With more than 20 years of financing experience, we know what it takes for companies to succeed. While there are other factors that go into it, a big part of having a successful company is being able to stay on track with business goals.

Start With the Right Goals

No one is going out on a limb in saying that you want your business to grow and generate greater revenue. After all, that is typically the overarching vision for most companies. To make that happen, though, you need to develop a set of goals for your business. In doing so, you lay the foundation for your ability to stay on track for success.

If you want to continually make progress toward your goals, it helps to start by having ones that make the most sense for your company. And that means they link back to your overall vision. In Stephen R. Covey’s seminal business classic, The 7 Habits of Highly Effective People, one of the habits is to begin with the end in mind. When it comes to goals, this is sage advice.

So, in the early stages of establishing your goals, you should identify the various areas that connect to revenue, such as personnel, equipment, marketing, sales, and accounting. For new entrepreneurs and small business owners, it can help to think about this as being like the various departments at a large corporation. The heads of those departments create goals and plans for their respective domains. Entrepreneurs often wear many hats, which means it can be easy to lose sight of certain areas (depending on their backgrounds, interests, etc.). Taking time to list these out, though, makes them visible.

From that point, you can then consider how the areas impact your revenue stream and company’s profitability. Often, that entails keeping costs low (like through efficient practices and equipment) and increasing sales. If you have goals aligned with those objectives, you’re on the right path.

Make Your Business Goals SMART

Going hand-in-hand with keeping the end in mind is to make sure you choose goals that are SMART. And, in this case, we aren’t talking about intelligence directly. (Although, some say it is definitely smart to have SMART goals.) Instead, this is an acronym for:

Specific. If you are training for a marathon, you could say “I want to run faster.” The problem with this kind of goal, however, is that it’s incredibly vague. After all, how do you know what faster means precisely? An example of a better goal would be along the lines of “I want to average 13-minute miles.” This specificity gives you a clear target.

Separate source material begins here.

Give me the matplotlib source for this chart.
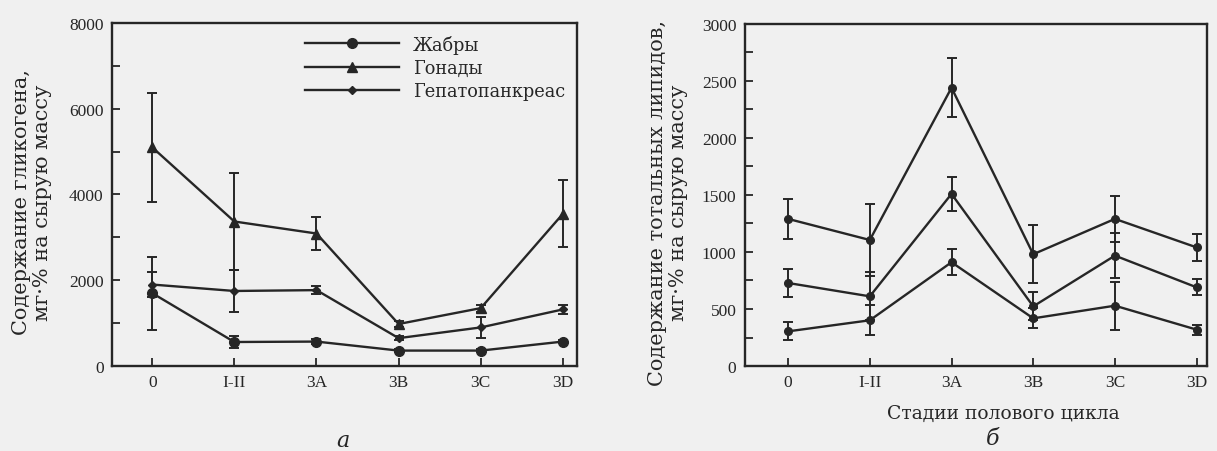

Measurable. To stick with your goals, it helps to have a clear picture of current and past states. When you trend in the right direction, you stay motivated. If you don’t see progress, you have an opportunity to make adjustments. Of course, for that to happen, your goal needs to be measurable. And this means something like “we want to be the best insurance company” doesn’t work (because best isn’t measurable). As you can probably see, this element ties in strongly with the previous one.

Attainable. There’s a saying that goes something along the lines of “everything’s impossible until somebody does it.” While that spirit is admirable in a sense, it’s necessary to be realistic about matters. Going back to our marathon goal example, if you currently run 14-minute miles, trying to drop down to 7-minute miles for the next marathon is almost definitely not going to happen. Making that the goal only sets yourself up for failure.

At the same time, you don’t have to give up your dream of running 7-minute miles. Instead, set a more attainable goal for your next marathon (like maybe 13-minute miles), and then another realistic one for the race after that, and so on until a 7-minute mile pace is possible.

One more important thought about attainable goals is that it makes a lot of sense to focus on that which you can control. For example, someone could directly improve manufacturing speed by purchasing more-efficient equipment, but they can only influence (not control) potential customers to buy their product. If your goals are properly aligned, though, you will find stronger influence in areas outside your sphere of control.

Relevant. This was touched on a bit when we looked at beginning with the end in mind, but SMART goals connect to something larger that you want to achieve. In the Specific stage, we determined that “running faster” isn’t a solid goal, but that is your overall intent, right? Well, we could look at the 13-minute mile pace goal and see that it is absolutely relevant to becoming a faster runner.

Time-bound. There is another common saying about how “a goal without a date is just dream.” To make sure you aren’t just dreaming, SMART goals have time constraints. These keep you accountable and are essentially the track in “staying on track” with your goals. The best practice here is to use benchmarks and milestones along the way. By breaking the timing down into stages, you don’t have to wait until the end to see progress.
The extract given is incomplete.